Section 74 of the Local Government Act 2000 provides:

For the purposes of the law of defamation, any statement (whether written or oral) made by a Local Commissioner in Wales in connection with the exercise of his functions under this Part shall be absolutely privileged.

===Fair trading===

Section 82(2) of the Fair Trading Act 1973 provides:

For the purposes of the law relating to defamation, absolute privilege shall attach to any report of the Advisory Committee or of the Commission under this Act.

===Competition===

Section 57 of the Competition Act 1998 provides:

For the purposes of the law relating to defamation, absolute privilege attaches to any advice, guidance, notice or direction given, or decision made, by the Director in the exercise of any of his functions under this Part.

===Enterprise===

Section 108 of the Enterprise Act 2002 provides:

For the purposes of the law relating to defamation, absolute privilege attaches to any advice, guidance, notice or direction given, or decision or report made, by the OFT, [OFCOM,] the Commission or the Secretary of State in the exercise of any of their functions under this Part.

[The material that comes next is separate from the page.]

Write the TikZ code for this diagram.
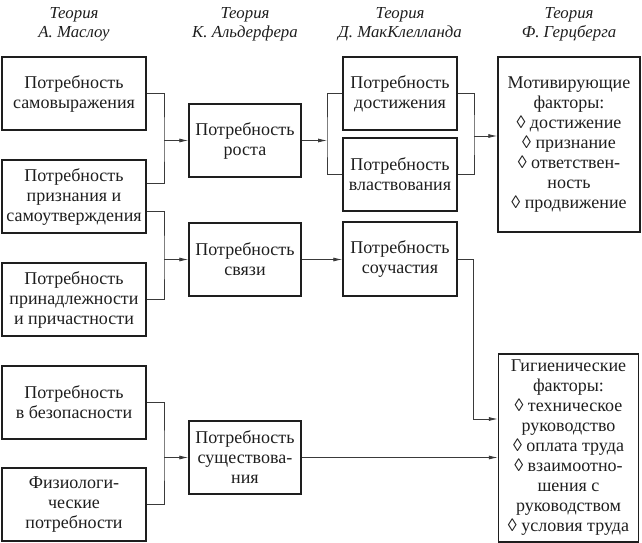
\documentclass[tikz,border=0pt]{standalone}
\usepackage{fontspec}
\setmainfont{Liberation Serif}
\usetikzlibrary{arrows.meta,calc}
\definecolor{SchemeInk}{HTML}{1E1E1E}
\definecolor{SchemeWire}{HTML}{3A3A3A}

\begin{document}
\begin{tikzpicture}[x=1pt,y=-1pt,
    needbox/.style={draw=SchemeInk,line width=1.5pt,text=SchemeInk,align=center,
      inner sep=0pt,font=\fontsize{18}{20}\selectfont},
    theory/.style={text=SchemeInk,align=center,inner sep=0pt,
      font=\itshape\fontsize{16.8}{19}\selectfont},
    wire/.style={SchemeWire,line width=0.8pt},
    feed/.style={wire,-{Latex[length=9pt,width=4pt]}}]
        \useasboundingbox (0,0) rectangle (642,543);

        \node[theory] (tMaslow) at (74,24.5) {Теория\\А. Маслоу};
        \node[theory] (tAlderfer) at (245,24.5) {Теория\\К. Альдерфера};
        \node[theory] (tMcClelland) at (400,24.5) {Теория\\Д. МакКлелланда};
        \node[theory] (tHerzberg) at (569,24.5) {Теория\\Ф. Герцберга};

        \node[needbox,minimum width=144pt,minimum height=73pt] (m1) at (74,93.5)
          {Потребность\\самовыражения};
        \node[needbox,minimum width=144pt,minimum height=73pt] (m2) at (74,196.5)
          {Потребность\\признания и\\самоутверждения};
        \node[needbox,minimum width=144pt,minimum height=73pt] (m3) at (74,299.5)
          {Потребность\\принадлежности\\и причастности};
        \node[needbox,minimum width=144pt,minimum height=73pt] (m4) at (74,402.5)
          {Потребность\\в безопасности};
        \node[needbox,minimum width=144pt,minimum height=73pt] (m5) at (74,504.5)
          {Физиологи-\\ческие\\потребности};

        \node[needbox,minimum width=112pt,minimum height=73pt] (a1) at (245,140.5)
          {Потребность\\роста};
        \node[needbox,minimum width=112pt,minimum height=73pt] (a2) at (245,259.5)
          {Потребность\\связи};
        \node[needbox,minimum width=112pt,minimum height=73pt] (a3) at (245,457.5)
          {Потребность\\существова-\\ния};

        \node[needbox,minimum width=114pt,minimum height=73pt] (k1) at (400,93.5)
          {Потребность\\достижения};
        \node[needbox,minimum width=114pt,minimum height=73pt] (k2) at (400,174.5)
          {Потребность\\властвования};
        \node[needbox,minimum width=114pt,minimum height=74pt] (k3) at (400,259)
          {Потребность\\соучастия};

        \node[needbox,minimum width=142pt,minimum height=175pt] (g1) at (569,144.5)
          {Мотивирующие\\факторы:\\◊ достижение\\◊ признание\\◊ ответствен-\\ность\\◊ продвижение};
        \node[needbox,minimum width=140pt,minimum height=188pt] (g2) at (568.5,448)
          {Гигиенические\\факторы:\\◊ техническое\\руководство\\◊ оплата труда\\◊ взаимоотно-\\шения с\\руководством\\◊ условия труда};

        \coordinate (j1) at (164,140.5);
        \coordinate (j2) at (164,259.5);
        \coordinate (j3) at (164,457.5);
        \coordinate (j4) at (327,140.5);
        \coordinate (j5) at (474,136);
        \coordinate (j6) at (473,419);

        \draw[wire] (m1.east) -| (j1) |- ($(m2.east)+(0,-13.5)$);
        \draw[feed] (j1) -- (a1.west);
        \draw[wire] ($(m2.east)+(0,14.5)$) -| (j2) |- (m3.east);
        \draw[feed] (j2) -- (a2.west);
        \draw[wire] (m4.east) -| (j3) |- (m5.east);
        \draw[feed] (j3) -- (a3.west);

        \draw[feed] (a1.east) -- (j4);
        \draw[wire] (k1.west) -| (j4) |- (k2.west);
        \draw[wire] (k1.east) -| (j5) |- (k2.east);
        \draw[feed] (j5) -- (j5 -| g1.west);

        \draw[feed] (a2.east) -- (a2.east -| k3.west);
        \draw[wire] (k3.east) -| (j6);
        \draw[feed] (j6) -- (j6 -| g2.west);
        \draw[feed] (a3.east) -- (a3.east -| g2.west);
\end{tikzpicture}
\end{document}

Section 173 of that Act provides:

For the purposes of the law relating to defamation, absolute privilege attaches to any advice, guidance, notice or direction given, or decision or report made, by the OFT, by the Secretary of State, by the appropriate Minister (other than the Secretary of State acting alone) or by the Commission in the exercise of any of their functions under this Part.

==History==
Section 69(2) of the Courts and Legal Services Act 1990 formerly provided:

For the purposes of the law of defamation, the publication by the Lord Chancellor, a designated judge or the Director of any advice or reasons given by or to him in the exercise of functions under this Part shall be absolutely privileged.

== Human rights considerations ==
In 2002, the European Court of Human Rights found that the application of absolute privilege to reporting of statements made in Parliament was not a violation of the Convention rights of the applicant, a woman referred to by her MP as a "neighbour from hell" in a debate on municipal housing policy.